Berikutnya busana pinjung kencong yaitu busana untuk remaja putri yang sudah menstruasi. Busana pinjung kencong biasanya dipakai saat acara di kraton atau untuk jagong. Busananya terdiri dari kain batik, udhet, dan kamus lontong. Kemudian juga dilengkapi perhiasan berupa gelang tretes, cincin dan subang bentuk bumbungan.
Berbeda dengan sabuk wala yang digunakan untuk patah jogja putri, busana patah manggung digunakan untuk patah yang mendampingi pengantin dengan busana paes ageng. Busana patah manggung harus memakai kebaya, gelung cepol, memakai kalung bintang, memakai gelang kana dan wajahnya juga harus dirias seperti pengantin jogja putri.
Tata cara berbusana sesuai adat Kraton Yogyakarta saat ini bisa diteladani oleh masyarakat di luar tembok kraton. Hal ini tidak lepas dari jasa para empu perias yang waktu itu meminta ijin kepada Sultan HB IX untuk mengembangkan tata rias adat kraton di luar tembok kraton. Pada waktu itu Sultan HB IX mengijinkan tata rias kraton dipakai di luar dengan catatan harus sesuai pakem kraton.
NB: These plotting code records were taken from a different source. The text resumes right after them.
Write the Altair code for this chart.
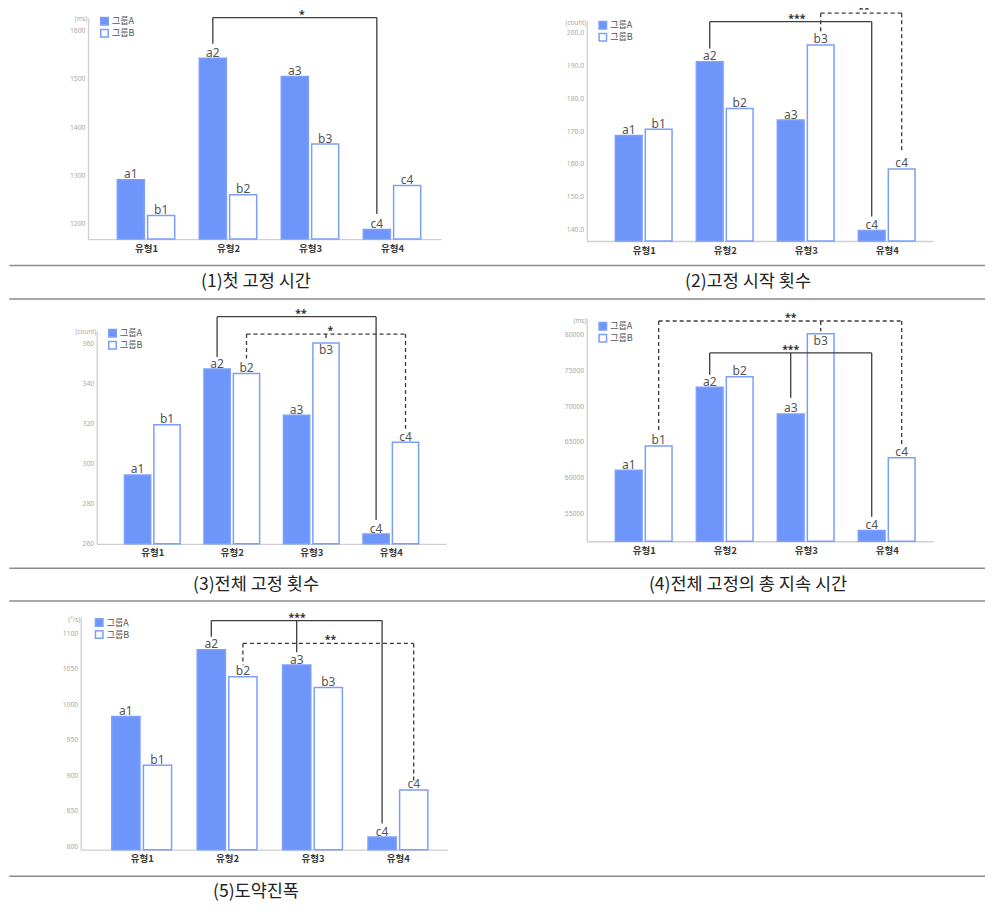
import altair as alt
import pandas as pd

# ---------------- data ----------------
categories = ["유형1", "유형2", "유형3", "유형4"]
groups = ["그룹A", "그룹B"]
labels_a = ["a1", "a2", "a3", "c4"]
labels_b = ["b1", "b2", "b3", "c4"]

titles = ["(1)첫 고정 시간", "(2)고정 시작 횟수", "(3)전체 고정 횟수",
          "(4)전체 고정의 총 지속 시간", "(5)도약진폭"]
units = ["(ms)", "(count)", "(count)", "(ms)", "(°/s)"]

p1_a = [1291, 1543, 1505, 1188]
p1_b = [1217, 1260, 1365, 1279]
p2_a = [168.7, 191.2, 173.4, 139.7]
p2_b = [170.6, 176.9, 196.3, 158.5]
p3_a = [294.1, 347.0, 323.9, 264.6]
p3_b = [319.2, 344.8, 360.1, 310.4]
p4_a = [61050, 72630, 68900, 52680]
p4_b = [64450, 74070, 80070, 62820]
p5_a = [982.5, 1076.6, 1055.0, 813.0]
p5_b = [914.0, 1038.6, 1023.4, 879.3]

ticks_p1 = [1200, 1300, 1400, 1500, 1600]
ticks_p2 = [140, 150, 160, 170, 180, 190, 200]
ticks_p3 = [260, 280, 300, 320, 340, 360]
ticks_p4 = [55000, 60000, 65000, 70000, 75000, 80000]
ticks_p5 = [800, 850, 900, 950, 1000, 1050, 1100]
tick_formats = ["d", ".1f", "d", "d", "d"]

# axis extents (value range of each y axis)
ydom_p1 = [1168.2, 1626.6]
ydom_p2 = [136.5, 203.7]
ydom_p3 = [259.7, 366.0]
ydom_p4 = [51185, 82207]
ydom_p5 = [795.3, 1122.7]

# significance brackets: (style, stars, bracket level, star position,
#                         legs = [(category index, group index, leg end value)])
brk_p1 = [("solid", "*", 1627, 1.90, [(1, 0, 1573), (3, 0, 1220)])]
brk_p2 = [("solid", "***", 203.4, 1.89, [(1, 0, 195.2), (3, 0, 144.0)]),
          ("dashed", "**", 206.0, 2.72, [(2, 1, 199.7), (3, 1, 163.4)])]
brk_p3 = [("solid", "**", 373.2, 1.87, [(1, 0, 353.1), (3, 0, 271.6)]),
          ("dashed", "*", 364.5, 2.24, [(1, 1, 352.3), (2, 1, 361.6), (3, 1, 317.2)])]
brk_p4 = [("dashed", "**", 81839, 1.815, [(0, 1, 66403), (2, 1, 80395), (3, 1, 64360)]),
          ("solid", "***", 77398, 1.815, [(1, 0, 74346), (2, 0, 71172), (3, 0, 54591)])]
brk_p5 = [("solid", "***", 1117.6, 1.82, [(1, 0, 1094.8), (2, 0, 1073.1), (3, 0, 832.1)]),
          ("dashed", "**", 1085.5, 2.21, [(1, 1, 1054.8), (3, 1, 891.7)])]

# value labels drawn just inside the bar top: (category index, group index)
inside_p3 = [(2, 1)]
inside_p4 = [(2, 1)]

# ---------------- layout (page pixels) ----------------
W, H = 977, 893
SY = 0.979


def X(r):
    return r - 8


def Y(r):
    return (r - 2) * SY


panel_layout = [
    dict(ax=88, xend=441, c0=146, step=82, base=238, top=12, leg=(101, 19), unit_y=13),
    dict(ax=586.7, xend=933, c0=643.7, step=81, base=240, top=15, leg=(599.3, 23.3), unit_y=16.7),
    dict(ax=96.7, xend=446, c0=152.3, step=79.5, base=549.3, top=332, leg=(109, 337.7), unit_y=332.3),
    dict(ax=586.7, xend=933, c0=643.7, step=81, base=546.7, top=319, leg=(599.3, 330.7), unit_y=320.7),
    dict(ax=80.7, xend=447.7, c0=141.7, step=85.4, base=861.7, top=624, leg=(95.7, 633.3), unit_y=626.7),
]
sep_lines = [265, 299.3, 574.3, 607.7, 889]
caption_pos = [(256, 281.7), (748, 281.7), (256, 591), (748, 591), (256, 905)]

values = [(p1_a, p1_b), (p2_a, p2_b), (p3_a, p3_b), (p4_a, p4_b), (p5_a, p5_b)]
ticks = [ticks_p1, ticks_p2, ticks_p3, ticks_p4, ticks_p5]
ydoms = [ydom_p1, ydom_p2, ydom_p3, ydom_p4, ydom_p5]
brks = [brk_p1, brk_p2, brk_p3, brk_p4, brk_p5]
insides = [[], [], inside_p3, inside_p4, []]

BLUE = "#6e96fa"
BLUE_EDGE = "#7b9ffa"
OFFS = [(-0.35, -0.02), (0.02, 0.35)]
label_expr = "[" + ",".join("'" + c + "'" for c in categories) + "][datum.value]"


def panel(k):
    L = panel_layout[k]
    a, b = values[k]
    ymin, ymax = ydoms[k]
    lo = (L["ax"] - L["c0"]) / L["step"]
    hi = (L["xend"] - L["c0"]) / L["step"]
    xs = alt.Scale(domain=[lo, hi], range=[X(L["ax"]), X(L["xend"])], zero=False, nice=False)
    ys = alt.Scale(domain=[ymin, ymax], range=[Y(L["base"]), Y(L["top"])], zero=False, nice=False)

    xaxis = alt.Axis(orient="bottom", offset=-(H - Y(L["base"])), values=[0, 1, 2, 3],
                     labelExpr=label_expr, ticks=False, tickSize=0, grid=False,
                     domainColor="#cfcfcf", domainWidth=1.3, labelFontSize=9.5,
                     labelFontWeight="bold", labelColor="#3a3a3a", labelFont="Noto Sans CJK KR",
                     labelPadding=4, title=None)
    yaxis = alt.Axis(orient="left", offset=-X(L["ax"]), values=ticks[k], format=tick_formats[k],
                     ticks=False, tickSize=0, grid=False, domainColor="#cfcfcf", domainWidth=1.3,
                     labelFontSize=6.8, labelColor="#a8a8a8", labelPadding=3, labelFont="Noto Sans",
                     title=units[k], titleAngle=0, titleAlign="right", titleBaseline="middle",
                     titleX=-1, titleY=Y(L["unit_y"]), titleFontSize=6.3, titleFontWeight="normal",
                     titleColor="#a8a8a8", titleFont="Noto Sans")

    rows = []
    for gi, (vals, labs) in enumerate([(a, labels_a), (b, labels_b)]):
        o = OFFS[gi]
        for ci, v in enumerate(vals):
            rows.append(dict(grp=groups[gi], value=v, base=ymin, label=labs[ci],
                             x0=ci + o[0], x1=ci + o[1], xc=ci + (o[0] + o[1]) / 2,
                             inside=(ci, gi) in insides[k]))
    df = pd.DataFrame(rows)

    hs, vs, ss = [], [], []
    for style, stars, level, sx, legs in brks[k]:
        xx = [ci + sum(OFFS[gi]) / 2 for ci, gi, _ in legs]
        hs.append(dict(style=style, xl=min(xx), xr=max(xx), level=level))
        for (ci, gi, bot), xv in zip(legs, xx):
            vs.append(dict(style=style, x=xv, top=level, bot=bot))
        ss.append(dict(x=sx, level=level, stars=stars))
    hdf, vdf, sdf = pd.DataFrame(hs), pd.DataFrame(vs), pd.DataFrame(ss)

    lx, ly = panel_layout[k]["leg"]
    bars = alt.Chart(df).mark_bar(stroke=BLUE_EDGE, strokeWidth=1.5).encode(
        x=alt.X("x0:Q", scale=xs, axis=xaxis),
        x2="x1:Q",
        y=alt.Y("value:Q", scale=ys, axis=yaxis),
        y2="base:Q",
        fill=alt.Fill("grp:N", scale=alt.Scale(domain=groups, range=[BLUE, "#ffffff"]),
                      legend=alt.Legend(orient="none", legendX=X(lx) - 1, legendY=Y(ly) - 8,
                                        title=None, symbolType="square", symbolSize=56,
                                        symbolStrokeColor=BLUE_EDGE, symbolStrokeWidth=1.5,
                                        labelFontSize=9, labelColor="#555555",
                                        labelFont="Noto Sans CJK KR", labelOffset=3,
                                        rowPadding=-4, padding=0)),
    )
    lab_out = alt.Chart(df).transform_filter("!datum.inside").mark_text(
        baseline="alphabetic", dy=-1.5, fontSize=12, color="#555555", font="Noto Sans"
    ).encode(x=alt.X("xc:Q", scale=xs, axis=xaxis), y=alt.Y("value:Q", scale=ys, axis=yaxis),
             text="label:N")
    lab_in = alt.Chart(df).transform_filter("datum.inside").mark_text(
        baseline="top", dy=2, fontSize=12, color="#555555", font="Noto Sans"
    ).encode(x=alt.X("xc:Q", scale=xs, axis=xaxis), y=alt.Y("value:Q", scale=ys, axis=yaxis),
             text="label:N")
    dash = alt.condition("datum.style == 'dashed'", alt.value([4, 3]), alt.value([1, 0]))
    hrule = alt.Chart(hdf).mark_rule(color="#3c3c3c", strokeWidth=1.3).encode(
        x=alt.X("xl:Q", scale=xs, axis=xaxis), x2="xr:Q",
        y=alt.Y("level:Q", scale=ys, axis=yaxis), strokeDash=dash)
    vrule = alt.Chart(vdf).mark_rule(color="#3c3c3c", strokeWidth=1.3).encode(
        x=alt.X("x:Q", scale=xs, axis=xaxis),
        y=alt.Y("top:Q", scale=ys, axis=yaxis), y2="bot:Q", strokeDash=dash)
    stars = alt.Chart(sdf).mark_text(baseline="alphabetic", dy=0, fontSize=10.5, fontWeight="bold",
                                     color="#333333", font="Noto Sans").encode(
        x=alt.X("x:Q", scale=xs, axis=xaxis), y=alt.Y("level:Q", scale=ys, axis=yaxis),
        text="stars:N")
    return alt.layer(bars, lab_out, lab_in, hrule, vrule, stars)


lines_df = pd.DataFrame([dict(x1=X(9.3), x2=X(993), y=Y(v)) for v in sep_lines])
cap_df = pd.DataFrame([dict(cx=X(cx), cy=Y(cy), text=t) for (cx, cy), t in zip(caption_pos, titles)])

seps = alt.Chart(lines_df).mark_rule(color="#8a8a8a", strokeWidth=1.5).encode(
    x=alt.X("x1:Q", scale=None, axis=None), x2="x2:Q",
    y=alt.Y("y:Q", scale=None, axis=None))
caps = alt.Chart(cap_df).mark_text(fontSize=17.5, font="Noto Sans CJK KR", color="#222222",
                                   baseline="middle", align="center").encode(
    x=alt.X("cx:Q", scale=None, axis=None), y=alt.Y("cy:Q", scale=None, axis=None),
    text="text:N")

chart = alt.layer(*[panel(k) for k in range(5)], seps, caps).resolve_scale(
    x="independent", y="independent", fill="independent"
).resolve_axis(x="independent", y="independent").resolve_legend(fill="independent").properties(
    width=W, height=H, autosize=alt.AutoSizeParams(type="none"), padding=0
).configure_view(stroke=None)

chart.save("out.html", embed_options={"renderer": "svg", "actions": False})
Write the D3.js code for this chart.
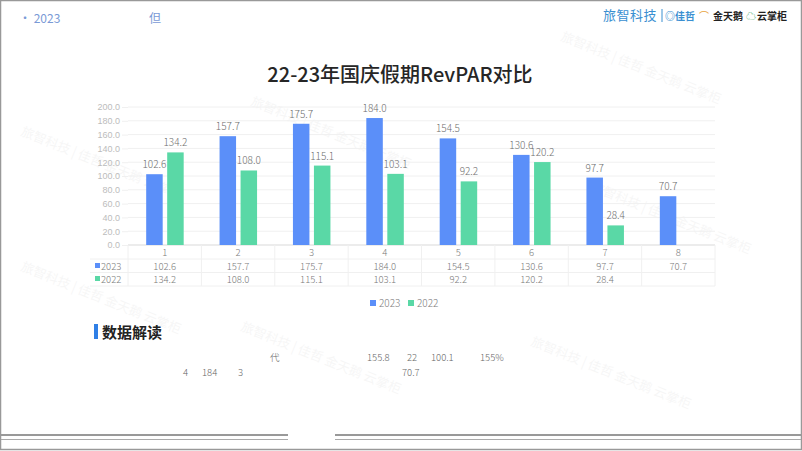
<!DOCTYPE html>
<html>
<head>
<meta charset="utf-8">
<script src="https://cdn.jsdelivr.net/npm/d3@7"></script>
<style>
  body { margin: 0; background: #fff; }
  svg { display: block; font-family: "Noto Sans CJK SC", "Noto Sans", sans-serif; }
</style>
</head>
<body>
<svg id="canvas" width="802" height="451"></svg>
<script>
// data
var categories = ['1', '2', '3', '4', '5', '6', '7', '8']
var series = ['2023', '2022']
var v2023 = [102.6, 157.7, 175.7, 184.0, 154.5, 130.6, 97.7, 70.7]
var v2022 = [134.2, 108.0, 115.1, 103.1, 92.2, 120.2, 28.4, null]
var yTicks = [0, 20, 40, 60, 80, 100, 120, 140, 160, 180, 200]
var colors = {'2023': '#5b8ff9', '2022': '#5ad8a6'}

var svg = d3.select('#canvas')
var W = 802, H = 451

// faint watermarks
var marks = [[560, 40], [250, 105], [20, 135], [590, 190], [240, 330], [20, 270], [530, 345]]
marks.forEach(function(m) {
  svg.append('text')
    .attr('transform', 'translate(' + m[0] + ',' + m[1] + ') rotate(22)')
    .attr('font-size', 13)
    .attr('fill', '#000')
    .attr('opacity', 0.03)
    .text('旅智科技 | 佳哲 金天鹅 云掌柜')
})

// frame
svg.append('rect').attr('x', 0.5).attr('y', 0.5).attr('width', W - 1).attr('height', H - 2)
  .attr('fill', 'none').attr('stroke', '#999').attr('stroke-width', 1.5)

// header
svg.append('text').attr('x', 19).attr('y', 23).attr('font-size', 12).attr('fill', '#7a9ad6').text('·  2023')
svg.append('text').attr('x', 149).attr('y', 23).attr('font-size', 12).attr('fill', '#7a9ad6').text('但')

svg.append('text').attr('x', 603).attr('y', 20).attr('font-size', 13).attr('fill', '#3a8fd1')
  .attr('letter-spacing', 0.5).text('旅智科技')
svg.append('line').attr('x1', 662).attr('x2', 662).attr('y1', 9).attr('y2', 22).attr('stroke', '#3a8fd1')
svg.append('text').attr('x', 665).attr('y', 20).attr('font-size', 10).attr('fill', '#3a8fd1').attr('font-weight', 'bold').text('◎佳哲')
svg.append('text').attr('x', 699).attr('y', 20).attr('font-size', 10).attr('fill', '#e8a33c').text('⌒')
svg.append('text').attr('x', 713).attr('y', 20).attr('font-size', 10).attr('fill', '#222').attr('font-weight', 'bold').text('金天鹅')
svg.append('text').attr('x', 746).attr('y', 20).attr('font-size', 10).attr('fill', '#2f9e57').text('☁')
svg.append('text').attr('x', 757).attr('y', 20).attr('font-size', 10).attr('fill', '#222').attr('font-weight', 'bold').text('云掌柜')

// title
svg.append('text').attr('x', 400).attr('y', 82).attr('text-anchor', 'middle')
  .attr('font-size', 20).attr('font-weight', 500).attr('fill', '#262626')
  .text('22-23年国庆假期RevPAR对比')

// scales
var x = d3.scaleBand().domain(categories).range([128, 715])
var y = d3.scaleLinear().domain([0, 200]).range([245, 107])

// grid
svg.append('g').selectAll('line').data(yTicks).enter().append('line')
  .attr('x1', 128).attr('x2', 715)
  .attr('y1', function(d) { return y(d) }).attr('y2', function(d) { return y(d) })
  .attr('stroke', function(d) { return d === 0 ? '#d9d9d9' : '#f0f0f0' })

var yAxis = svg.append('g').attr('transform', 'translate(128,0)')
  .call(d3.axisLeft(y).tickValues(yTicks).tickFormat(d3.format('.1f')).tickSize(6).tickPadding(2))
yAxis.select('.domain').remove()
yAxis.selectAll('line').attr('stroke', '#f0f0f0')
yAxis.selectAll('text').attr('font-size', 9).attr('fill', '#bcbcbc').attr('font-weight', 300)

// bars
var bw = 16.5
var offsets = {'2023': -18.5, '2022': 2.5}
var vals = {'2023': v2023, '2022': v2022}
series.forEach(function(s) {
  var rows = categories.map(function(c, i) { return {c: c, v: vals[s][i]} })
    .filter(function(d) { return d.v != null })
  var g = svg.append('g')
  g.selectAll('rect').data(rows).enter().append('rect')
    .attr('x', function(d) { return x(d.c) + x.bandwidth() / 2 + offsets[s] })
    .attr('y', function(d) { return y(d.v) })
    .attr('width', bw)
    .attr('height', function(d) { return y(0) - y(d.v) })
    .attr('fill', colors[s])
  g.selectAll('text').data(rows).enter().append('text')
    .attr('x', function(d) { return x(d.c) + x.bandwidth() / 2 + offsets[s] + bw / 2 })
    .attr('y', function(d) { return y(d.v) - 6 })
    .attr('text-anchor', 'middle')
    .attr('font-size', 10).attr('font-weight', 300).attr('fill', '#6e6e6e')
    .text(function(d) { return d.v.toFixed(1) })
})

// data table
var rowY = [252, 266, 279]
var tbl = svg.append('g')
var lineYs = [245, 259, 272.5, 286]
lineYs.slice(1).forEach(function(ly) {
  tbl.append('line').attr('x1', 90).attr('x2', 715).attr('y1', ly).attr('y2', ly).attr('stroke', '#f0f0f0')
})
categories.concat(['end']).forEach(function(c, i) {
  var lx = 128 + i * x.bandwidth()
  tbl.append('line').attr('x1', lx).attr('x2', lx).attr('y1', 245).attr('y2', 286).attr('stroke', '#f0f0f0')
})
tbl.selectAll('.cat').data(categories).enter().append('text')
  .attr('x', function(d) { return x(d) + x.bandwidth() / 2 }).attr('y', rowY[0] + 3.5)
  .attr('text-anchor', 'middle').attr('font-size', 9.5).attr('font-weight', 300).attr('fill', '#7a7a7a')
  .text(function(d) { return d })
series.forEach(function(s, k) {
  var ry = rowY[k + 1]
  tbl.append('rect').attr('x', 95).attr('y', ry - 3).attr('width', 5).attr('height', 5).attr('fill', colors[s])
  tbl.append('text').attr('x', 101).attr('y', ry + 3.5).attr('font-size', 9.5).attr('font-weight', 300).attr('fill', '#7a7a7a').text(s)
  tbl.selectAll('.v' + s).data(categories).enter().append('text')
    .attr('x', function(d) { return x(d) + x.bandwidth() / 2 }).attr('y', ry + 3.5)
    .attr('text-anchor', 'middle').attr('font-size', 9.5).attr('font-weight', 300).attr('fill', '#7a7a7a')
    .text(function(d, i) { return vals[s][i] == null ? '' : vals[s][i].toFixed(1) })
})

// legend
var leg = svg.append('g')
series.forEach(function(s, i) {
  var lx = 370 + i * 38
  leg.append('rect').attr('x', lx).attr('y', 300).attr('width', 6).attr('height', 6).attr('fill', colors[s])
  leg.append('text').attr('x', lx + 9).attr('y', 306.5).attr('font-size', 10).attr('font-weight', 300).attr('fill', '#7a7a7a').text(s)
})

// 数据解读 section
svg.append('rect').attr('x', 94).attr('y', 324).attr('width', 4).attr('height', 15).attr('fill', '#2f7fe6')
svg.append('text').attr('x', 102).attr('y', 338).attr('font-size', 15).attr('font-weight', 'bold').attr('fill', '#222').text('数据解读')

var notes = [[270, 361, '代'], [367, 361, '155.8'], [407, 361, '22'], [431, 361, '100.1'], [480, 361, '155%'],
  [183, 376, '4'], [202, 376, '184'], [238, 376, '3'], [402, 376, '70.7']]
svg.append('g').selectAll('text').data(notes).enter().append('text')
  .attr('x', function(d) { return d[0] }).attr('y', function(d) { return d[1] })
  .attr('font-size', 9.5).attr('font-weight', 300).attr('fill', '#666').text(function(d) { return d[2] })

// bottom double rules
;[[1, 288], [335, 801]].forEach(function(seg) {
  svg.append('line').attr('x1', seg[0]).attr('x2', seg[1]).attr('y1', 435).attr('y2', 435).attr('stroke', '#999').attr('stroke-width', 2)
  svg.append('line').attr('x1', seg[0]).attr('x2', seg[1]).attr('y1', 439.5).attr('y2', 439.5).attr('stroke', '#aaa').attr('stroke-width', 1)
})
</script>
</body>
</html>
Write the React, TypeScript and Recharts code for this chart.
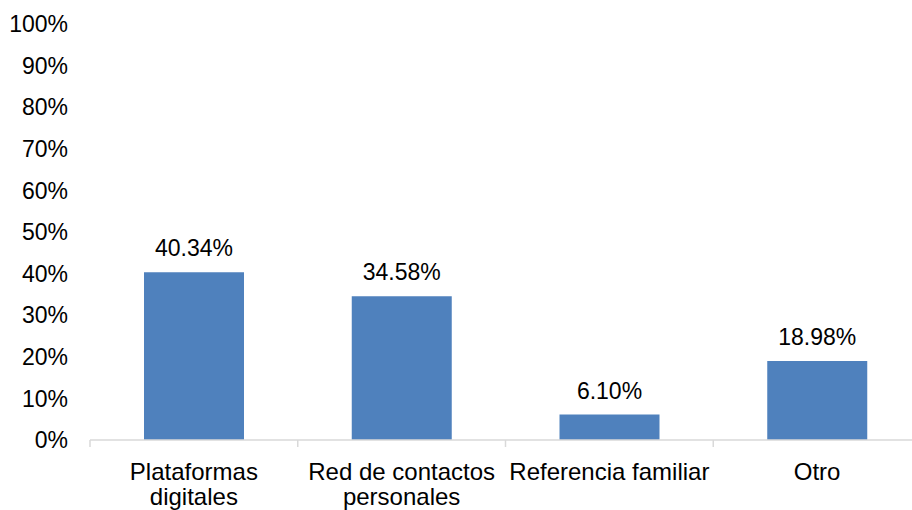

Untuk itu HASTANATA bertekad menjaga dan melestarikan tata rias pengantin dan busana adat kraton agar diketahui oleh generasi muda. Ketua HASTANATA, Endang S Sujoworo berpesan Jangan sampai generasi penerus menyimpang dari aturan yang telah ditentukan oleh para empu perias dahulu. (Rum) Sumber: Adiluhung 20/06/17.